Photograph by Siamak Amini
The touts seem confused. “Pol-eee-ca”. “Pol-iit-za”. Even a particularly bizarre, “tickets for the Police!” were amongst the attempts heard on the way to Heaven. Of course it could be that they were paying homage to Poliça’s brand of Auto-Tuned vocal manipulation, but then again it’s probably that if you stick a cedilla under a letter everyone goes to pieces.
Autotune has a bad name. And rightfully so. Its existence is a pointless waste of human endeavour: if you can’t sing, don’t sing. Don’t use a machine to convert your tuneless wail into something vaguely in key and then claim to be an amazing vocalist. It doesn’t happen with any other instruments. There is no device that you plug into your trumpet and ensures you play like Miles Davis even if you have fingers like chipolatas after a horrific encounter with a mangle.

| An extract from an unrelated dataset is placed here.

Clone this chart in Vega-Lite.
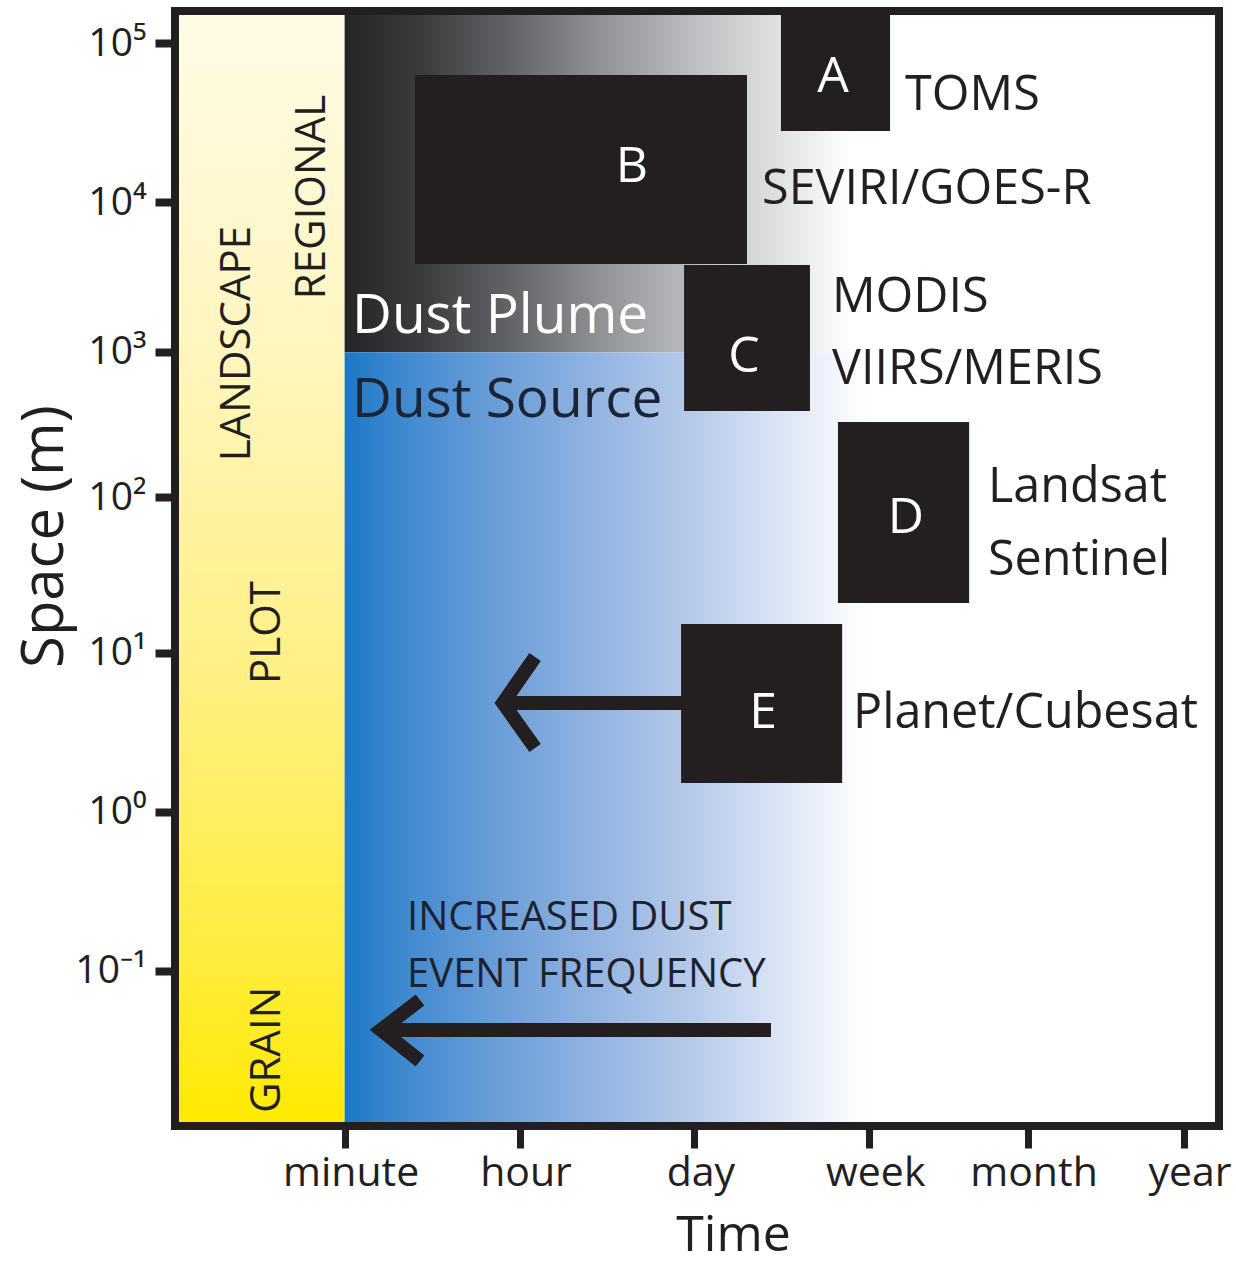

Although, maybe it depends on your usage. Kanye West? Not so much. Making songs from news reports? Please, almighty Christ, make it stop. Poliça’s way, not as a tool to gloss over imperfections, but as a method of discombobulation to leave you wondering if you’re listening to a cross between Elizabeth Fraser and Buck Roger’s faithful companion Twiki, well that, as the entomology Professor said to his class, has legs.
Live, while not quite as pronounced as on their debut (Give You The Ghost), it is still the most memorable thing about them. Leaneagh’s cries shifting, reflecting, rebounding and modulating all over the brick walls, chilling your bones and yet warming your heart. It is their greatest weapon. She can resemble a glassy Beth Gibbons, she can echo a pixie-ish Bjork, and it pushes their downbeat, R&B tinged electronica into alien, and downright interesting, places.
Or at least, it does at times. The storming opener ‘Happy Be Fine’ and a defiant ‘Dark Star’ are both examples of Poliça at their best – enthralling, deep and irresistible. But it isn’t enough to prevent parts of tonight from being a little dull. About midway through the set things start to drag and all the signal processing in the world can’t stop tracks slipping into the background.
The gig meanders. For too long. Large sections of the performance are slightly perfunctory. The two drummers and bassist are completely able, but they don’t always seem able to recreate the emotional peaks and troughs that made Give You The Ghost as appealing as a pail full of kittens.
After the dip it isn’t until a lovely ‘Wandering Star’, synth wheezing like an asthmatic accordion, that you get properly drawn back in. And to be fair, you do remain there until the end. It’s not flawless, but there is sufficient here to suggest that given time Poliça could be as compelling a live act as they are on record. They just aren’t quite there yet.